Fundamentally flawed? Judgments inconsistent? Validity evidence lacking?
Can you imagine the howls of outrage that would greet ETS or CTB/McGraw-Hill [or Pearson, who now has the Tennessee contract] if they dared bring to market an instrument with such basic failures? So why are we still using the achievement levels? The official story from the U. S. Department of Education is that "a proven alternative to the current process has not yet been identified." That was written in 1998. One would think that a Department as obsessed with applying "scientifically based research" as the current one would have screamed in horror at the flawed achievement levels and rushed to fix them.
The truth is, though, neither the Department nor anyone else is trying to develop a "proven alternative." Indeed, many observers believe that the NAEP achievement levels, created by the National Assessment Governing Board under its then-president Chester Finn, were deliberately set too high in order to sustain the sense of crisis created by 1983's "A Nation At Risk." There is no rush to develop new achievement level setting procedures because much political hay can be made by alleging that American students are performing poorly.
Conspiracy theory, you say. Bah humbug, etc. Not quite.
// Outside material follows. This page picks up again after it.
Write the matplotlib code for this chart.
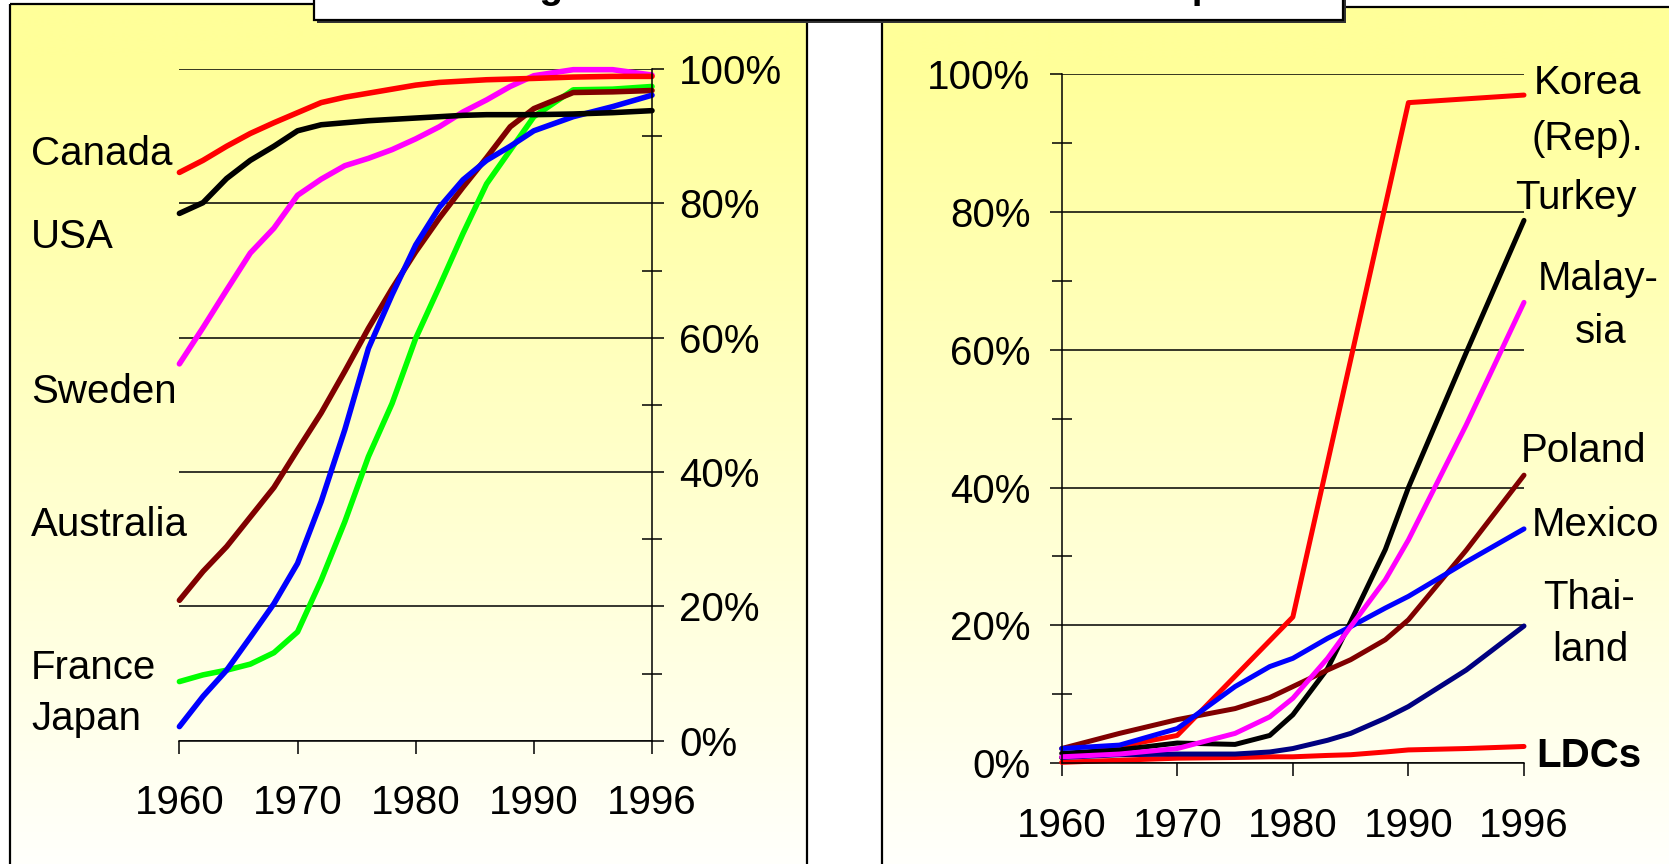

Again, from Bracey (2008), who cites a study done by Gary Phillips that examined how well top-testing students from other countries would do if they had to sit for the NAEP:
Phillips, now at the American Institutes for Research, had asked: “If students in other nations sat for NAEP assessments in reading, mathematics and science, how many of them would be proficient?” Because we have scores for American students on NAEP and TIMSS and scores for students in other countries on TIMSS, it is possible to estimate the performance of other nations if their students took NAEP assessments. How many of the 45 countries in TIMSS have a majority of their students proficient in reading? Zero, said Phillips. Sweden, the highest scoring nation, would show about one-third of its students proficient while the United States had 31 percent. In science, only two nations would have a majority of their students labeled proficient or better while six countries would cross that threshold in mathematics.
So why, then, did the U. S. Department of Education and the Gates-Broad acolytes who run it find such comfort in Tennessee’s plan to drastically increase its numbers of failing schools? So much so that they would cough up $500 million in RTTT funds?
Well, think about it. Whose interests are served in expanding failure on a grand scale? Could it be the charter school CEOs of the CMOs and the EMOs will have years more of school turnaround opportunities? Will lower scores benefit the corporate enemies of the teaching profession like Gates and Broad and the Business Roundtable, especially since job security and pay in Tennessee, thanks to the RTTT deal, are now to be determined significantly by test scores? Will standardized testing remain the reason we have schools for another generation of children who, meanwhile, become less capable of thinking as a result? Will the general public remain distracted by the continuing "failure" of schools while the oligarchy continues to ship our jobs and wealth abroad? As Bracey notes at the end of a 2007 op-ed at WaPo, “A Test Everyone Will Fail,”
If the fear-mongers can scare you sufficiently (how many times have you heard the phrase "failing schools" in the past five years?), you might permit them to do to your public schools things you would otherwise never allow.